_Task brief_
Everything from the first line of the data through the line with "ax.plot([n, n +" is to be echoed exactly, minus the pictures.

_Given information_
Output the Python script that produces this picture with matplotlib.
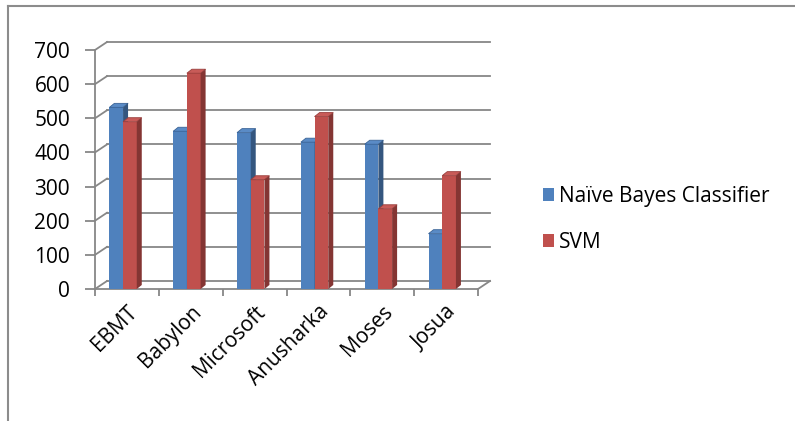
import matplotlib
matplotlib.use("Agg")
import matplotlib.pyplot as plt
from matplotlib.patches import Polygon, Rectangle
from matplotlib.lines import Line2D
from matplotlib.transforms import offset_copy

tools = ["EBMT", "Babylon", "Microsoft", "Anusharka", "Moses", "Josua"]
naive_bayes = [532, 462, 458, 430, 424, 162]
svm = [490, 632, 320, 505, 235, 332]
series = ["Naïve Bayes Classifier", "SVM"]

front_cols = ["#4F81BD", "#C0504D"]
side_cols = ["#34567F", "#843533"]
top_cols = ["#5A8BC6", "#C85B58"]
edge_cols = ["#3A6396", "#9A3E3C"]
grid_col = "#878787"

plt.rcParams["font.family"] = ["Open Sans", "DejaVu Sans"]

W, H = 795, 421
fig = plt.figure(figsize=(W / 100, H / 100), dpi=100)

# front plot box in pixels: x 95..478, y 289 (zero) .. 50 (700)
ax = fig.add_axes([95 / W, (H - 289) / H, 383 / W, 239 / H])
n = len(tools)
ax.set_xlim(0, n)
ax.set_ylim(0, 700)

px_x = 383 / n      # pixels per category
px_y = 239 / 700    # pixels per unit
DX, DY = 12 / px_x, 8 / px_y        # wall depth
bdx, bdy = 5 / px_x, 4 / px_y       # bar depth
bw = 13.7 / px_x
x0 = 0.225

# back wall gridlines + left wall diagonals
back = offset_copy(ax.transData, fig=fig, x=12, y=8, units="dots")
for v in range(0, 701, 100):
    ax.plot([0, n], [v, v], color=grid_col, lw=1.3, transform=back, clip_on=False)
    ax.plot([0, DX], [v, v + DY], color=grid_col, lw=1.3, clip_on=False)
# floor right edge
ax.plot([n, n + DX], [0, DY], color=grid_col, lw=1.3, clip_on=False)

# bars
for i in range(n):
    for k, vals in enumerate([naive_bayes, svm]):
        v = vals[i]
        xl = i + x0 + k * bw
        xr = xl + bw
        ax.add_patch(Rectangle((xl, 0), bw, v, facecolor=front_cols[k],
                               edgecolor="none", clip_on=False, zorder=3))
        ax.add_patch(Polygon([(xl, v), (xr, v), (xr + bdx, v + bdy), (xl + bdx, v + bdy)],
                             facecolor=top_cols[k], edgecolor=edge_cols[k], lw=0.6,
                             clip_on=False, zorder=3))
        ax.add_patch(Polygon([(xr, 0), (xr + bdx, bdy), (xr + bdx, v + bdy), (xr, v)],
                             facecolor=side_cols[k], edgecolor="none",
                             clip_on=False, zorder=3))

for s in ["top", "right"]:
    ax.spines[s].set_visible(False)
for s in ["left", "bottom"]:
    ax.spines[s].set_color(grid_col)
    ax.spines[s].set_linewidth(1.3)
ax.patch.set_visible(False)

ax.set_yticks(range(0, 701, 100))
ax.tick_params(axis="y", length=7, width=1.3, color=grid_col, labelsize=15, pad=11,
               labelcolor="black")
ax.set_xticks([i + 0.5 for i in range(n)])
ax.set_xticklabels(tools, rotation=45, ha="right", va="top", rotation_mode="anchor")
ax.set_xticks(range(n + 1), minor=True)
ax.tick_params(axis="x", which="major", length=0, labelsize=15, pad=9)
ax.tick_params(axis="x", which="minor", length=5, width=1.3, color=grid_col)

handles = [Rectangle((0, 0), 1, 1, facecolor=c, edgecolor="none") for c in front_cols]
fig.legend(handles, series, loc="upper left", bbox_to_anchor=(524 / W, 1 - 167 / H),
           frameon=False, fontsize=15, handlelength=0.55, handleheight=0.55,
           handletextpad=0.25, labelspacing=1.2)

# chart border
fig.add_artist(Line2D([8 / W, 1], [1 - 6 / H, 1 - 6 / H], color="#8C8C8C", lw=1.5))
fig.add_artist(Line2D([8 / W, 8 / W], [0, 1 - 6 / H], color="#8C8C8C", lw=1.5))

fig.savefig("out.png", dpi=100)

_Task output_
Output the Python script that produces this picture with matplotlib.
import matplotlib
matplotlib.use("Agg")
import matplotlib.pyplot as plt
from matplotlib.patches import Polygon, Rectangle
from matplotlib.lines import Line2D
from matplotlib.transforms import offset_copy

tools = ["EBMT", "Babylon", "Microsoft", "Anusharka", "Moses", "Josua"]
naive_bayes = [532, 462, 458, 430, 424, 162]
svm = [490, 632, 320, 505, 235, 332]
series = ["Naïve Bayes Classifier", "SVM"]

front_cols = ["#4F81BD", "#C0504D"]
side_cols = ["#34567F", "#843533"]
top_cols = ["#5A8BC6", "#C85B58"]
edge_cols = ["#3A6396", "#9A3E3C"]
grid_col = "#878787"

plt.rcParams["font.family"] = ["Open Sans", "DejaVu Sans"]

W, H = 795, 421
fig = plt.figure(figsize=(W / 100, H / 100), dpi=100)

# front plot box in pixels: x 95..478, y 289 (zero) .. 50 (700)
ax = fig.add_axes([95 / W, (H - 289) / H, 383 / W, 239 / H])
n = len(tools)
ax.set_xlim(0, n)
ax.set_ylim(0, 700)

px_x = 383 / n      # pixels per category
px_y = 239 / 700    # pixels per unit
DX, DY = 12 / px_x, 8 / px_y        # wall depth
bdx, bdy = 5 / px_x, 4 / px_y       # bar depth
bw = 13.7 / px_x
x0 = 0.225

# back wall gridlines + left wall diagonals
back = offset_copy(ax.transData, fig=fig, x=12, y=8, units="dots")
for v in range(0, 701, 100):
    ax.plot([0, n], [v, v], color=grid_col, lw=1.3, transform=back, clip_on=False)
    ax.plot([0, DX], [v, v + DY], color=grid_col, lw=1.3, clip_on=False)
# floor right edge
ax.plot([n, n + DX], [0, DY], color=grid_col, lw=1.3, clip_on=False)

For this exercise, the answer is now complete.